Dá-me um abraço, pai

O vídeo no qual a Ministra da Educação pede entusiasticamente aos meninos que se apliquem na vida escolar, fazendo o que os professores lhes pedem, dormindo boas noites de sono, comendo saudavelmente, e arranjando tempo diário para o estudo, tem chegado à minha caixa de correio de duas em duas horas. Ou seja, nas últimas 24 horas já mo enviaram 12 vezes. Vi e ouvi até ao fim, como me pediam, e nunca me deu vontade de rir.
Explicava hoje à minha prima afastada que continuo a não perceber qual o problema do referido discurso, visivelmente dirigido a um público do 1º ciclo - meninos e meninas que iniciam a vida escolar ou que já a iniciaram, mas são ainda, apenas, meninos e meninas A minha prima afastada exortou-me a explicar publicamente as minhas razões, embora já o tenha feito em resposta a alguns emails.

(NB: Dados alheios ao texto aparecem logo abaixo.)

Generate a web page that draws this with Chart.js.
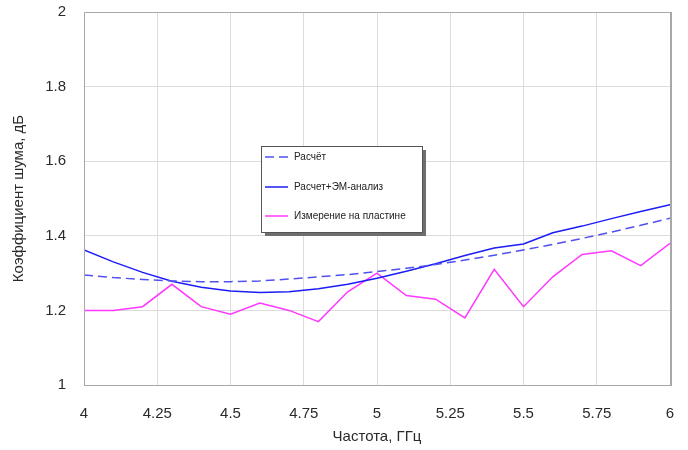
<!DOCTYPE html>
<html>
<head>
<meta charset="utf-8">
<script src="https://cdn.jsdelivr.net/npm/chart.js@4"></script>
<style>
  body { margin: 0; background: #fff; }
  #wrap { width: 688px; height: 450px; }
</style>
</head>
<body>
<div id="wrap"><canvas id="chart" width="688" height="450"></canvas></div>
<script>
// Noise figure vs frequency

const freq = [4.0, 4.1, 4.2, 4.3, 4.4, 4.5, 4.6, 4.7, 4.8, 4.9, 5.0,
              5.1, 5.2, 5.3, 5.4, 5.5, 5.6, 5.7, 5.8, 5.9, 6.0];
const calc = [1.295, 1.288, 1.283, 1.279, 1.277, 1.277, 1.279, 1.284, 1.290, 1.296, 1.304,
              1.313, 1.323, 1.335, 1.348, 1.362, 1.377, 1.393, 1.410, 1.428, 1.447];
const calcEm = [1.362, 1.330, 1.302, 1.278, 1.262, 1.252, 1.248, 1.250, 1.258, 1.270, 1.286,
                1.305, 1.325, 1.347, 1.367, 1.378, 1.408, 1.426, 1.446, 1.465, 1.483];
const measured = [1.20, 1.20, 1.21, 1.27, 1.21, 1.19, 1.22, 1.20, 1.17, 1.25, 1.30,
                  1.24, 1.23, 1.18, 1.31, 1.21, 1.29, 1.35, 1.36, 1.32, 1.38];
const seriesNames = ['Расчёт', 'Расчет+ЭМ-анализ', 'Измерение на пластине'];

const FONT = "'Liberation Sans', Arial, sans-serif";

function pts(ys) {
    return freq.map((x, i) => ({ x: x, y: ys[i] }));
}

// plain number labels: 4, 4.25, 4.5 ... and 1, 1.2 ... 2
function fmt(v) {
    return String(+Number(v).toFixed(2));
}

// frame round the plot area and the boxed legend in the middle
const framePlugin = {
    id: 'frame',
    afterDraw(chart) {
        const ctx = chart.ctx;
        const a = chart.chartArea;
        ctx.save();
        ctx.strokeStyle = '#a8a8a8';
        ctx.lineWidth = 1;
        ctx.beginPath();
        ctx.moveTo(a.left + 0.5, a.bottom + 0.5);
        ctx.lineTo(a.left + 0.5, a.top + 0.5);
        ctx.lineTo(a.right, a.top + 0.5);
        ctx.moveTo(a.left, a.bottom + 0.5);
        ctx.lineTo(a.right, a.bottom + 0.5);
        ctx.stroke();
        ctx.lineWidth = 2;
        ctx.beginPath();
        ctx.moveTo(a.right + 1, a.top);
        ctx.lineTo(a.right + 1, a.bottom + 1);
        ctx.stroke();

        // legend box
        const bx = 261, by = 146, bw = 161, bh = 86;
        ctx.fillStyle = '#6e6e6e';
        ctx.fillRect(bx + 4, by + 4, bw, bh);
        ctx.fillStyle = '#fff';
        ctx.fillRect(bx, by, bw, bh);
        ctx.strokeStyle = '#555';
        ctx.lineWidth = 1;
        ctx.strokeRect(bx + 0.5, by + 0.5, bw, bh);

        const rows = [157, 187, 216];
        chart.data.datasets.forEach((ds, i) => {
            const y = rows[i];
            ctx.strokeStyle = ds.borderColor;
            ctx.lineWidth = 1.5;
            ctx.setLineDash(ds.borderDash || []);
            ctx.beginPath();
            ctx.moveTo(bx + 4, y);
            ctx.lineTo(bx + 27, y);
            ctx.stroke();
            ctx.setLineDash([]);
            ctx.fillStyle = '#222';
            ctx.font = "10px 'Liberation Sans', Arial, sans-serif";
            ctx.textBaseline = 'middle';
            ctx.textAlign = 'left';
            ctx.fillText(ds.label, bx + 33, y);
        });
        ctx.restore();
    }
};

new Chart(document.getElementById('chart').getContext('2d'), {
    type: 'line',
    data: {
        datasets: [
            { label: seriesNames[0], data: pts(calc), borderColor: '#5050f0', borderWidth: 1.5,
              borderDash: [9, 5], pointRadius: 0, tension: 0 },
            { label: seriesNames[1], data: pts(calcEm), borderColor: '#1c1cf5', borderWidth: 1.5,
              pointRadius: 0, tension: 0 },
            { label: seriesNames[2], data: pts(measured), borderColor: '#ff38ff', borderWidth: 1.5,
              pointRadius: 0, tension: 0 }
        ]
    },
    options: {
        responsive: false,
        animation: false,
        layout: { padding: { top: 12, right: 18, left: 0, bottom: 0 } },
        plugins: { legend: { display: false }, tooltip: { enabled: false } },
        scales: {
            x: {
                type: 'linear', min: 4, max: 6,
                ticks: { stepSize: 0.25, color: '#2a2a2a', padding: 20, callback: fmt,
                         font: { family: FONT, size: 15 } },
                grid: { color: '#dcdcdc', drawTicks: false },
                border: { display: false },
                title: { display: true, text: 'Частота, ГГц', color: '#2a2a2a', padding: { top: 8 },
                         font: { family: FONT, size: 15 } },
                afterFit(scale) {
                    scale.height = 65;
                    scale.paddingLeft = 0;
                    scale.paddingRight = 0;
                }
            },
            y: {
                min: 1, max: 2,
                ticks: { stepSize: 0.2, color: '#2a2a2a', padding: 18, callback: fmt,
                         font: { family: FONT, size: 15 } },
                grid: { color: '#dcdcdc', drawTicks: false },
                border: { display: false },
                title: { display: true, text: 'Коэффициент шума, дБ', color: '#2a2a2a',
                         padding: { top: 10, bottom: 0 },
                         font: { family: FONT, size: 15 } },
                afterFit(scale) {
                    scale.width = 84;
                    scale.paddingTop = 0;
                    scale.paddingBottom = 0;
                }
            }
        }
    },
    plugins: [framePlugin]
});
</script>
</body>
</html>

Fico com a sensação de que sou uma pessoa muito antiquada ou muito à parte neste mundo ou ambas.
Os pais já não dizem aos filhos que devem estar atentos aos professores, dormir e comer bem e fazer os trabalhos de casa? Quando os meninos chegam a casa reclamando que detestam contas ou gramática, não lhes explicam que a educação serve para desenvolverem as suas capacidades, ou seja, para as "ginasticarem", e que assim poderão tornar-se melhores indivíduos, cidadãos intervenientes e bons profissionais, podendo ajudar as outras pessoas?
Se não dizem isto, dizem-lhes o quê? Falam-lhes com o discurso dos Morangos com Açúcar? Usam jargão da pedagogia?
Parece que tive sorte em ser filha do eletricista da Matola. É que, enquanto fui criança, não se coibiu mesmo nada de falar comigo como com uma criança. Falava entusiasticamente e de forma paternalista. Não porque me tomasse como tola, mas porque sabia que eu não era adulta. Penso que as crianças devem ter o direito a ser tratadas como crianças. Isso não está consagrado na Declaração Universal?
Quando o meu pai falava comigo sentia-me muito segura e confiante. As suas palavras abraçavam-me e justificavam a importância da minha vida. Não creio que o discurso do meu pai tenha atrasado o meu desenvolvimento ou me tenha tornado numa espécie de Eusébiozinho de Os Maias. Tenho a língua demasiado afiada, e exprimo-me com honestidade, mesmo que as minhas ideias não se enquadrem nos limites do que a corrente de pensamento dominante considera aceitável.
Não me parece que vá falar com o meu futuro filho de forma muito diferente da dos meus pais. Se calhar também vou ser uma mãe à antiga, e abraçá-lo com palavras, e enchê-lo de beijos e lanches e mariquices de mãe superprotetora. Vou dar-lhe discursos como o da ministra, à titi, à madrinha do século XIX, como se o menino fosse tontinho. Se calhar vou, porque realmento quero mesmo que ele se alimente bem antes de ir para a escola, e que durma como deve de ser, e que estude e respeite os professores. E é provável que lhe explique tudo entusiasticamente e com os olhos muito abertos. Não faço a menor ideia, mas creio que vou tratar o meu menino, enquanto for criança, exatamente como penso que se devem tratar os meninos. Ou melhor, sem modernices.